To what extent was the adoption of a scorched earth policy after 1900 by Britain in the Boer War justifiable

Those that would argue that the destruction that was wrought during the period when General Lord Kitchener exercised his well-known "Scorched Earth Policy", whereby all Boer farms were destroyed, and the inhabitants taken to concentration death camps was justifiable are generally in the minority.  

It was in these camps that between 25,000 and 29,000 Boer women and children died, not to mention the more than 15,000 thousand black people whose deaths and numbers were never properly recorded.   This method of warfare has left seeds of bitterness which today, after one hundred years, has still not entirely been forgotten.

In early March 1901 Lord Kitchener decided to break the stalemate that the extremely costly war had settled into. It was costing the British taxpayer £2,5 million a month. He decided to sweep the country bare of everything that can give sustenance to the Boers i.e. cattle, sheep, horses, women and children.

This scorched earth policy led to the destruction of about 30000 Boer farmhouses and the partial and complete destruction of more than forty towns. Thousands of women and children were removed from their homes by force.  They had little or no time to remove valuables before the house was burnt down. They were then taken by oxwagon or in open cattle trucks to the nearest camp.

Conditions in the camps were less than ideal. Tents were overcrowded. Reduced-scale army rations were provided. In fact there were two scales. Meat was not included in the rations issued to women and children whose menfolk were still fighting. There were little or no vegetables, and no fresh milk for the babies and children.

However, it is important to realise whether the British were left with any other options, and how does this tie in with the changing image of war and the changing moralities that are associated with this notion?  It is also essential to look at the minority of non-Boer accounts at this time, and how perhaps the notion of a non-justifiable result to the actions of the British are the cruel practices of a more humane theory behind the policy.

How much reality is there behind the stories from people who had said “If only I had taped my Grandmother’s stories” (Fransjohan Pretorius); the stories that were thus carried down through the generations; was this an analogy of ‘Chinese whispers’, and how many of these ‘myths’ are erected without acquiring intimate knowledge about the period.  Finally, how much of the allegories are embroidered with an excess of emotion surrounding the deaths.  Moreover, how much of the stories that one hears about glass and blue vitriol in the food, and fish hooks in tinned meat can be explained legitimately – we now know that sugar crystals could have been mistaken for glass, and although it’s true that barbs were found in the tinned meat, this was probably a result of the poorly manufactured produce from the USA that British soldier’s were also subjected to.

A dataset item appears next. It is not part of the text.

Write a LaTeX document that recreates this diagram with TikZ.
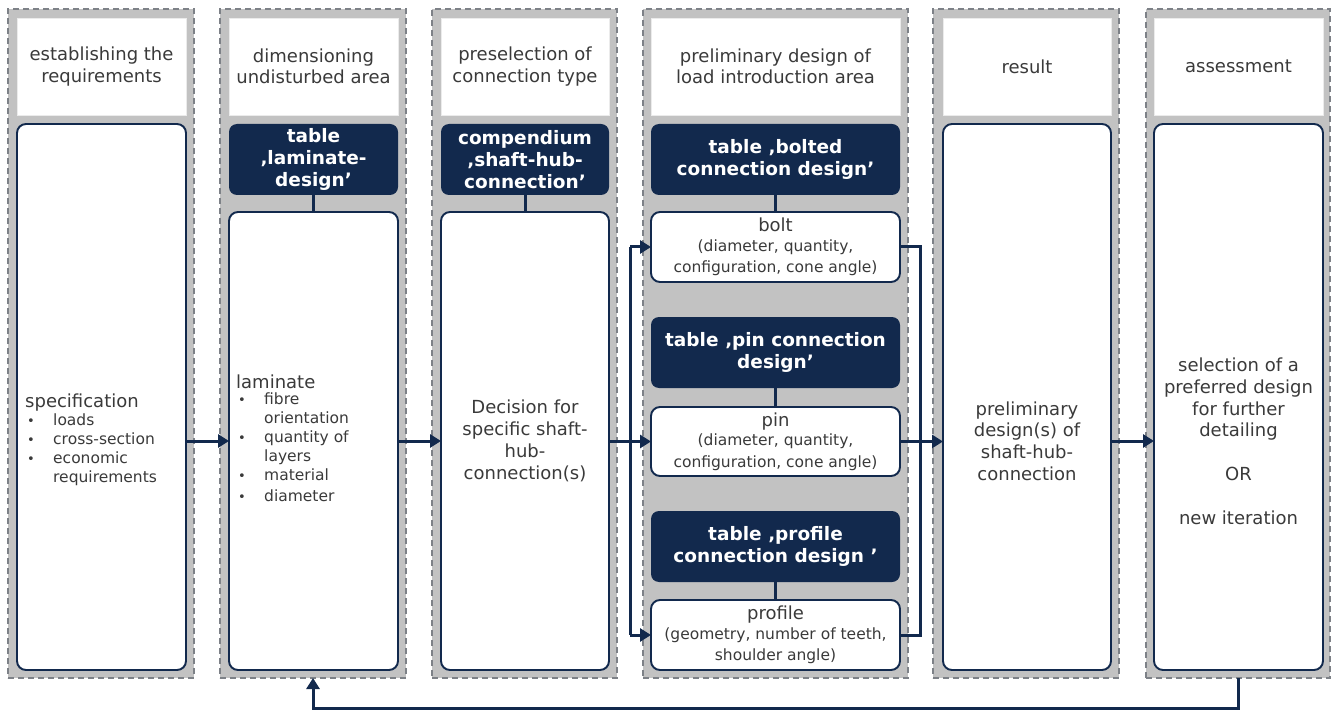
\documentclass[tikz,border=0pt]{standalone}
\usepackage{fontspec}
\setmainfont{DejaVu Sans}
\usetikzlibrary{arrows.meta}
\definecolor{navy}{HTML}{12294D}
\definecolor{lanegray}{HTML}{C2C2C2}
\definecolor{dashgray}{HTML}{7D8187}
\definecolor{txt}{HTML}{3A3A3A}
\begin{document}
\begin{tikzpicture}[x=1pt,y=-1pt,
  lane/.style={draw=dashgray, fill=lanegray, line width=1.4pt, dash pattern=on 6pt off 4pt, inner sep=0pt, outer sep=0pt},
  head/.style={fill=white, draw=white!92!black, line width=0.6pt, text=txt, align=center, inner sep=0pt, outer sep=0pt, font=\fontsize{18}{21.5}\selectfont},
  body/.style={fill=white, draw=navy, line width=1.9pt, rounded corners=9pt, inner sep=0pt, outer sep=0pt},
  dark/.style={fill=navy, text=white, rounded corners=8pt, align=center, inner sep=0pt, outer sep=0pt, font=\fontsize{18.5}{21.8}\selectfont\bfseries},
  sub/.style={body, align=center, text=txt, font=\fontsize{18}{21.5}\selectfont},
  btext/.style={text=txt, align=center, font=\fontsize{18}{21.8}\selectfont, inner sep=0pt},
  ln/.style={draw=navy, line width=3pt},
  arr/.style={draw=navy, line width=3pt, -{Triangle[length=11pt,width=13pt]}}
]
\useasboundingbox (0,0) rectangle (1333,711);
\newcommand{\sm}[1]{{\fontsize{15.5}{20.5}\selectfont #1}}
\newcommand{\bul}{{\fontsize{13}{13}\selectfont•}}
% lanes
\node[lane, minimum width=186pt, minimum height=669pt] (L1) at (101,343.5) {};
\node[lane, minimum width=186pt, minimum height=669pt] (L2) at (313,343.5) {};
\node[lane, minimum width=185pt, minimum height=669pt] (L3) at (524.5,343.5) {};
\node[lane, minimum width=265pt, minimum height=669pt] (L4) at (775.5,343.5) {};
\node[lane, minimum width=186pt, minimum height=669pt] (L5) at (1026,343.5) {};
\node[lane, minimum width=184pt, minimum height=669pt] (L6) at (1238,343.5) {};
% headers
\node[head, minimum width=169pt, minimum height=97pt] (H1) at (101.5,66.5) {establishing the\\requirements};
\node[head, minimum width=169pt, minimum height=97pt] (H2) at (313.5,66.5) {dimensioning\\undisturbed area};
\node[head, minimum width=168pt, minimum height=97pt] (H3) at (525,66.5) {preselection of\\connection type};
\node[head, minimum width=249pt, minimum height=97pt] (H4) at (775.5,66.5) {preliminary design of\\load introduction area};
\node[head, minimum width=168pt, minimum height=97pt] (H5) at (1027,66.5) {result};
\node[head, minimum width=169pt, minimum height=97pt] (H6) at (1238.5,66.5) {assessment};
% column 1
\node[body, minimum width=169pt, minimum height=546pt] (B1) at (101.5,397) {};
\node[text=txt, anchor=west, inner sep=0pt, font=\fontsize{15.5}{19}\selectfont] (T1) at (25,441) {%
\begin{tabular}{@{\hspace{2pt}}p{26pt}@{}l@{}}
\multicolumn{2}{@{}l@{}}{\fontsize{18}{21}\selectfont specification}\\[-1pt]
\bul & loads\\
\bul & cross-section\\
\bul & economic\\
 & requirements
\end{tabular}};
% column 2
\node[dark, minimum width=169pt, minimum height=71pt] (D2) at (313.5,159.5) {table\\‚laminate-\\design’};
\node[body, minimum width=169pt, minimum height=458pt] (B2) at (313.5,441) {};
\node[text=txt, anchor=west, inner sep=0pt, font=\fontsize{15.5}{19}\selectfont] (T2) at (236,441) {%
\begin{tabular}{@{\hspace{2pt}}p{26pt}@{}l@{}}
\multicolumn{2}{@{}l@{}}{\fontsize{18}{21}\selectfont laminate}\\[-3pt]
\bul & fibre\\
 & orientation\\
\bul & quantity of\\
 & layers\\
\bul & material\\[2pt]
\bul & diameter
\end{tabular}};
\draw[ln] (D2.south) -- (B2.north);
% column 3
\node[dark, minimum width=168pt, minimum height=71pt] (D3) at (525,159.5) {compendium\\‚shaft-hub-\\connection’};
\node[body, minimum width=168pt, minimum height=458pt] (B3) at (525,441) {};
\node[btext] (T3) at (525,441) {Decision for\\specific shaft-\\hub-\\connection(s)};
\draw[ln] (D3.south) -- (B3.north);
% column 4
\node[dark, minimum width=249pt, minimum height=71pt] (D4a) at (775.5,159.5) {table ‚bolted\\connection design’};
\node[sub, minimum width=249pt, minimum height=70pt] (bolt) at (775.5,247) {bolt\\[-2pt]\sm{(diameter, quantity,}\\\sm{configuration, cone angle)}};
\node[dark, minimum width=249pt, minimum height=71pt] (D4b) at (775.5,352.5) {table ‚pin connection\\design’};
\node[sub, minimum width=249pt, minimum height=69pt] (pin) at (775.5,441.5) {pin\\[-2pt]\sm{(diameter, quantity,}\\\sm{configuration, cone angle)}};
\node[dark, minimum width=249pt, minimum height=71pt] (D4c) at (775.5,546.5) {table ‚profile\\connection design ’};
\node[sub, minimum width=249pt, minimum height=70pt] (profile) at (775.5,635) {profile\\[-2pt]\sm{(geometry, number of teeth,}\\\sm{shoulder angle)}};
\draw[ln] (D4a.south) -- (bolt.north);
\draw[ln] (D4b.south) -- (pin.north);
\draw[ln] (D4c.south) -- (profile.north);
% column 5
\node[body, minimum width=168pt, minimum height=546pt] (B5) at (1027,397) {};
\node[btext] (T5) at (1027,441) {preliminary\\design(s) of\\shaft-hub-\\connection};
% column 6
\node[body, minimum width=169pt, minimum height=546pt] (B6) at (1238.5,397) {};
\node[btext] (T6) at (1238.5,441) {selection of a\\preferred design\\for further\\detailing\\[21.8pt]OR\\[21.8pt]new iteration};
% connectors
\coordinate (jl) at (630,441);
\coordinate (jr) at (920,441);
\draw[arr] (B1.east |- T1) -- (B2.west |- T1);
\draw[arr] (B2.east |- T2) -- (B3.west |- T2);
\draw[arr] (B3.east |- pin) -- (pin.west);
\draw[ln] (jl |- bolt) -- (jl |- profile);
\draw[arr] (jl |- bolt) -- (bolt.west);
\draw[arr] (jl |- profile) -- (profile.west);
\draw[ln] (bolt.east) -- (jr |- bolt) -- (jr |- profile) -- (profile.east);
\draw[arr] (pin.east) -- (B5.west |- pin);
\draw[arr] (B5.east |- T5) -- (B6.west |- T5);
\draw[arr] (L6.south) -- ++(0,30) -| (L2.south);
\end{tikzpicture}
\end{document}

Therefore, can J.C. Fuller’s analysis of the Boer War as “The Last Of The Gentlemen’s Wars” with it’s images that manifest an element of chivalry be accurate.  It would appear that despite the evidence of destruction and suffering caused by the actions of the British, I come back to my previous point that in theory, British policy was not as harsh in it’s planning, but in reality, and in a deplorable course of fate and circumstances, it became this way.  There is evidence of this notion; that in planning, and as demonstrated by the Hague Convention of 1899, that the destruction of property must be limited to what was “imperatively demanded by the necessities of war” (CD 800, International convention with respect to the laws and customs of war by land).  This clause allowed the burning of property only under the condition that the Boers had fired upon the British troops whilst under the cover of a white flag.  However, and with regard to the notion that action in theory and in reality are not always the same, the judgment of the circumstances by which the burning of property was allowed, was not as accurate as the clause had anticipated.  Thus, although the clause may be seen by some as an attempt to legitimize the actions of the British, it could also be seen, and far more likely, that when not in the field itself, that chivalry and the notion of “a gentleman’s war” was very much in place in the war.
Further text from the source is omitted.